* Written problem:
Carry none of the pictures over; write out the complete data exactly.

----- Dataset content -----

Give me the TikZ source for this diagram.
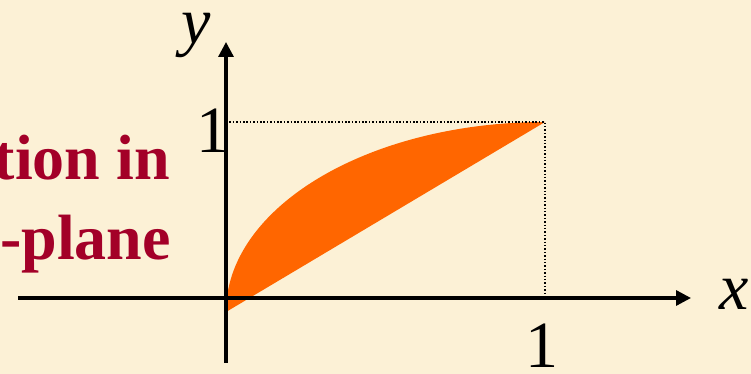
\documentclass[tikz,border=0pt]{standalone}
\usepackage{fontspec}
\setmainfont{Liberation Serif}
\usetikzlibrary{arrows.meta}
\definecolor{parchment}{HTML}{FCF1D6}
\definecolor{regionorange}{HTML}{FF6600}
\definecolor{titlered}{HTML}{A30028}
\tikzset{
  axis/.style={line width=3.2pt,-{Triangle[length=15pt,width=15pt]}},
  guide/.style={line width=1.5pt,dash pattern=on 1.5pt off 1.9pt},
  axislabel/.style={font=\fontsize{66}{66}\selectfont\itshape,inner sep=0pt},
  ticklabel/.style={font=\fontsize{66}{66}\selectfont,inner sep=0pt},
  titleline/.style={font=\fontsize{64}{64}\selectfont\bfseries,text=titlered,inner sep=0pt,anchor=base east}
}
\begin{document}
\begin{tikzpicture}[x=1pt,y=1pt]
\path[use as bounding box,fill=parchment] (0,0) rectangle (751,374);
\clip (0,0) rectangle (751,374);
\coordinate (origin) at (226,76);
\coordinate (xstart) at (18,76);
\coordinate (xend) at (691,76);
\coordinate (ystart) at (226,11);
\coordinate (yend) at (226,332);
\coordinate (corner) at (545,252);
\coordinate (ytick) at (226,252);
\coordinate (xtick) at (545,76);
\coordinate (regionstart) at (226,62);
\fill[regionorange] (regionstart) arc[start angle=180,end angle=90,x radius=319,y radius=190] -- cycle;
\draw[guide] (ytick) -- (corner) -- (xtick);
\draw[axis] (xstart) -- (xend);
\draw[axis] (ystart) -- (yend);
\node[axislabel] (ylab) at (196,339) {y};
\node[axislabel] (xlab) at (734,80) {x};
\node[ticklabel] (oney) at (212.5,243.5) {1};
\node[ticklabel] (onex) at (541.5,28) {1};
\node[titleline] (titleA) at (170,194) {tion in};
\node[titleline] (titleB) at (171,114) {-plane};
\end{tikzpicture}
\end{document}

-----

* Response to this exercise:
Give me the TikZ source for this diagram.
\documentclass[tikz,border=0pt]{standalone}
\usepackage{fontspec}
\setmainfont{Liberation Serif}
\usetikzlibrary{arrows.meta}
\definecolor{parchment}{HTML}{FCF1D6}
\definecolor{regionorange}{HTML}{FF6600}
\definecolor{titlered}{HTML}{A30028}
\tikzset{
  axis/.style={line width=3.2pt,-{Triangle[length=15pt,width=15pt]}},
  guide/.style={line width=1.5pt,dash pattern=on 1.5pt off 1.9pt},
  axislabel/.style={font=\fontsize{66}{66}\selectfont\itshape,inner sep=0pt},
  ticklabel/.style={font=\fontsize{66}{66}\selectfont,inner sep=0pt},
  titleline/.style={font=\fontsize{64}{64}\selectfont\bfseries,text=titlered,inner sep=0pt,anchor=base east}
}
\begin{document}
\begin{tikzpicture}[x=1pt,y=1pt]
\path[use as bounding box,fill=parchment] (0,0) rectangle (751,374);
\clip (0,0) rectangle (751,374);
\coordinate (origin) at (226,76);
\coordinate (xstart) at (18,76);
\coordinate (xend) at (691,76);
\coordinate (ystart) at (226,11);
\coordinate (yend) at (226,332);
\coordinate (corner) at (545,252);
\coordinate (ytick) at (226,252);
\coordinate (xtick) at (545,76);
\coordinate (regionstart) at (226,62);
\fill[regionorange] (regionstart) arc[start angle=180,end angle=90,x radius=319,y radius=190] -- cycle;
\draw[guide] (ytick) -- (corner) -- (xtick);
\draw[axis] (xstart) -- (xend);
\draw[axis] (ystart) -- (yend);
\node[axislabel] (ylab) at (196,339) {y};
\node[axislabel] (xlab) at (734,80) {x};
\node[ticklabel] (oney) at (212.5,243.5) {1};
\node[ticklabel] (onex) at (541.5,28) {1};
\node[titleline] (titleA) at (170,194) {tion in};
\node[titleline] (titleB) at (171,114) {-plane};
\end{tikzpicture}
\end{document}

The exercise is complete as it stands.